▸ **Data segment**:

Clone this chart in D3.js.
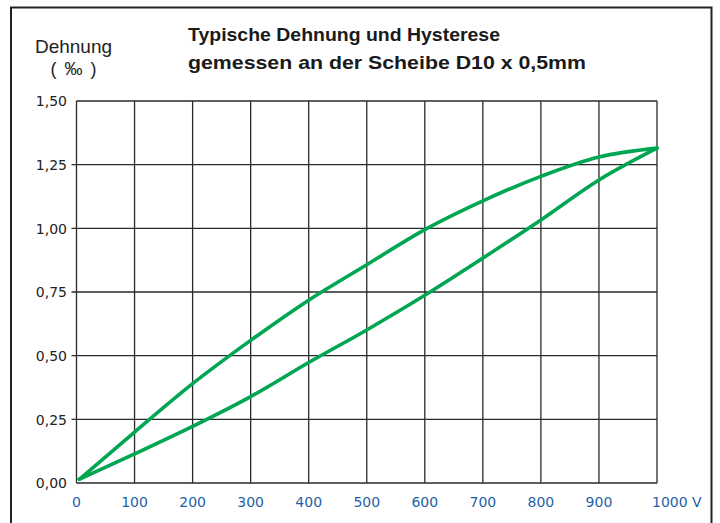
<!DOCTYPE html>
<html><head><meta charset="utf-8">
<script src="https://cdn.jsdelivr.net/npm/d3@7"></script>
<style>body{margin:0;background:#fff}svg{display:block}</style>
</head><body>
<svg id="c" width="720" height="523"></svg>
<script>
const titleLines = ["Typische Dehnung und Hysterese", "gemessen an der Scheibe D10 x 0,5mm"];
const yTitle = ["Dehnung", "(‰)"];
const xTicks = [0,100,200,300,400,500,600,700,800,900,1000];
const xTickLabels = ["0","100","200","300","400","500","600","700","800","900","1000 V"];
const yTicks = [0,0.25,0.5,0.75,1.0,1.25,1.5];
const yTickLabels = ["0,00","0,25","0,50","0,75","1,00","1,25","1,50"];
const voltage = [5,100,200,300,400,500,600,700,800,900,1000];
const upperCurve = [0.015,0.20,0.39,0.56,0.718,0.857,0.995,1.108,1.204,1.28,1.315];
const lowerCurve = [0.015,0.114,0.222,0.339,0.473,0.601,0.737,0.883,1.033,1.19,1.315];

const svg = d3.select("#c");
const x = d3.scaleLinear().domain([0,1000]).range([76.5,657]);
const y = d3.scaleLinear().domain([0,1.5]).range([483,101]);
const font = "'Liberation Sans', Arial, sans-serif";
const tickFont = "'DejaVu Sans', sans-serif";

// outer frame
svg.append("path").attr("d","M11,530 V7.5 H711.5 V530").attr("fill","none").attr("stroke","#222").attr("stroke-width",2);

// grid
const g = svg.append("g");
g.selectAll(".vx").data(xTicks).join("line")
  .attr("x1",d=>x(d)).attr("x2",d=>x(d)).attr("y1",y(0)).attr("y2",y(1.5))
  .attr("stroke","#2a2a2a").attr("stroke-width",1.3);
g.selectAll(".hy").data(yTicks).join("line")
  .attr("x1",d=> (d>0 && d<1.5) ? x(0)-5 : x(0)).attr("x2",x(1000)).attr("y1",d=>y(d)).attr("y2",d=>y(d))
  .attr("stroke","#2a2a2a").attr("stroke-width",1.3);

// y labels
svg.selectAll(".yl").data(yTicks).join("text")
  .attr("x",67).attr("y",d=>y(d)).attr("dy","0.38em").attr("text-anchor","end")
  .attr("font-family",tickFont).attr("font-size",14).attr("fill","#222")
  .text((d,i)=>yTickLabels[i]);

// x labels
svg.selectAll(".xl").data(xTicks).join("text")
  .attr("x",(d,i)=> i===xTicks.length-1 ? x(d)-5 : x(d)).attr("y",507)
  .attr("text-anchor",(d,i)=> i===xTicks.length-1 ? "start" : "middle")
  .attr("font-family",tickFont).attr("font-size",14).attr("fill","#1f5fa6")
  .text((d,i)=>xTickLabels[i]);

// curves
const line = d3.line().x(d=>x(d[0])).y(d=>y(d[1])).curve(d3.curveMonotoneX);
[upperCurve, lowerCurve].forEach(vals=>{
  svg.append("path").datum(voltage.map((v,i)=>[v,vals[i]]))
    .attr("d",line).attr("fill","none").attr("stroke","#00a651")
    .attr("stroke-width",3.6).attr("stroke-linecap","round").attr("stroke-linejoin","round");
});

// titles
svg.append("text").attr("x",188).attr("y",40.5).attr("font-family",font).attr("font-weight","bold")
  .attr("font-size",19).attr("fill","#1a1a1a").attr("textLength",312).attr("lengthAdjust","spacingAndGlyphs").text(titleLines[0]);
svg.append("text").attr("x",188).attr("y",68.5).attr("font-family",font).attr("font-weight","bold")
  .attr("font-size",19).attr("fill","#1a1a1a").attr("textLength",398).attr("lengthAdjust","spacingAndGlyphs").text(titleLines[1]);

svg.append("text").attr("x",73.5).attr("y",53.3).attr("text-anchor","middle").attr("font-family",font)
  .attr("font-size",19).attr("fill","#222").text(yTitle[0]);
svg.append("text").attr("x",50.5).attr("y",75).attr("font-family",font)
  .attr("font-size",18).attr("fill","#222").attr("textLength",46).attr("lengthAdjust","spacing").text(yTitle[1]);
</script>
</body></html>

▸ **The exercise**: Pictures in the data above should not be copied; transcribe everything else exactly.

▸ **Exercise result**:
Clone this chart in D3.js.
<!DOCTYPE html>
<html><head><meta charset="utf-8">
<script src="https://cdn.jsdelivr.net/npm/d3@7"></script>
<style>body{margin:0;background:#fff}svg{display:block}</style>
</head><body>
<svg id="c" width="720" height="523"></svg>
<script>
const titleLines = ["Typische Dehnung und Hysterese", "gemessen an der Scheibe D10 x 0,5mm"];
const yTitle = ["Dehnung", "(‰)"];
const xTicks = [0,100,200,300,400,500,600,700,800,900,1000];
const xTickLabels = ["0","100","200","300","400","500","600","700","800","900","1000 V"];
const yTicks = [0,0.25,0.5,0.75,1.0,1.25,1.5];
const yTickLabels = ["0,00","0,25","0,50","0,75","1,00","1,25","1,50"];
const voltage = [5,100,200,300,400,500,600,700,800,900,1000];
const upperCurve = [0.015,0.20,0.39,0.56,0.718,0.857,0.995,1.108,1.204,1.28,1.315];
const lowerCurve = [0.015,0.114,0.222,0.339,0.473,0.601,0.737,0.883,1.033,1.19,1.315];

const svg = d3.select("#c");
const x = d3.scaleLinear().domain([0,1000]).range([76.5,657]);
const y = d3.scaleLinear().domain([0,1.5]).range([483,101]);
const font = "'Liberation Sans', Arial, sans-serif";
const tickFont = "'DejaVu Sans', sans-serif";

// outer frame
svg.append("path").attr("d","M11,530 V7.5 H711.5 V530").attr("fill","none").attr("stroke","#222").attr("stroke-width",2);

// grid
const g = svg.append("g");
g.selectAll(".vx").data(xTicks).join("line")
  .attr("x1",d=>x(d)).attr("x2",d=>x(d)).attr("y1",y(0)).attr("y2",y(1.5))
  .attr("stroke","#2a2a2a").attr("stroke-width",1.3);
g.selectAll(".hy").data(yTicks).join("line")
  .attr("x1",d=> (d>0 && d<1.5) ? x(0)-5 : x(0)).attr("x2",x(1000)).attr("y1",d=>y(d)).attr("y2",d=>y(d))
  .attr("stroke","#2a2a2a").attr("stroke-width",1.3);

// y labels
svg.selectAll(".yl").data(yTicks).join("text")
  .attr("x",67).attr("y",d=>y(d)).attr("dy","0.38em").attr("text-anchor","end")
  .attr("font-family",tickFont).attr("font-size",14).attr("fill","#222")
  .text((d,i)=>yTickLabels[i]);

// x labels
svg.selectAll(".xl").data(xTicks).join("text")
  .attr("x",(d,i)=> i===xTicks.length-1 ? x(d)-5 : x(d)).attr("y",507)
  .attr("text-anchor",(d,i)=> i===xTicks.length-1 ? "start" : "middle")
  .attr("font-family",tickFont).attr("font-size",14).attr("fill","#1f5fa6")
  .text((d,i)=>xTickLabels[i]);

// curves
const line = d3.line().x(d=>x(d[0])).y(d=>y(d[1])).curve(d3.curveMonotoneX);
[upperCurve, lowerCurve].forEach(vals=>{
  svg.append("path").datum(voltage.map((v,i)=>[v,vals[i]]))
    .attr("d",line).attr("fill","none").attr("stroke","#00a651")
    .attr("stroke-width",3.6).attr("stroke-linecap","round").attr("stroke-linejoin","round");
});

// titles
svg.append("text").attr("x",188).attr("y",40.5).attr("font-family",font).attr("font-weight","bold")
  .attr("font-size",19).attr("fill","#1a1a1a").attr("textLength",312).attr("lengthAdjust","spacingAndGlyphs").text(titleLines[0]);
svg.append("text").attr("x",188).attr("y",68.5).attr("font-family",font).attr("font-weight","bold")
  .attr("font-size",19).attr("fill","#1a1a1a").attr("textLength",398).attr("lengthAdjust","spacingAndGlyphs").text(titleLines[1]);

svg.append("text").attr("x",73.5).attr("y",53.3).attr("text-anchor","middle").attr("font-family",font)
  .attr("font-size",19).attr("fill","#222").text(yTitle[0]);
svg.append("text").attr("x",50.5).attr("y",75).attr("font-family",font)
  .attr("font-size",18).attr("fill","#222").attr("textLength",46).attr("lengthAdjust","spacing").text(yTitle[1]);
</script>
</body></html>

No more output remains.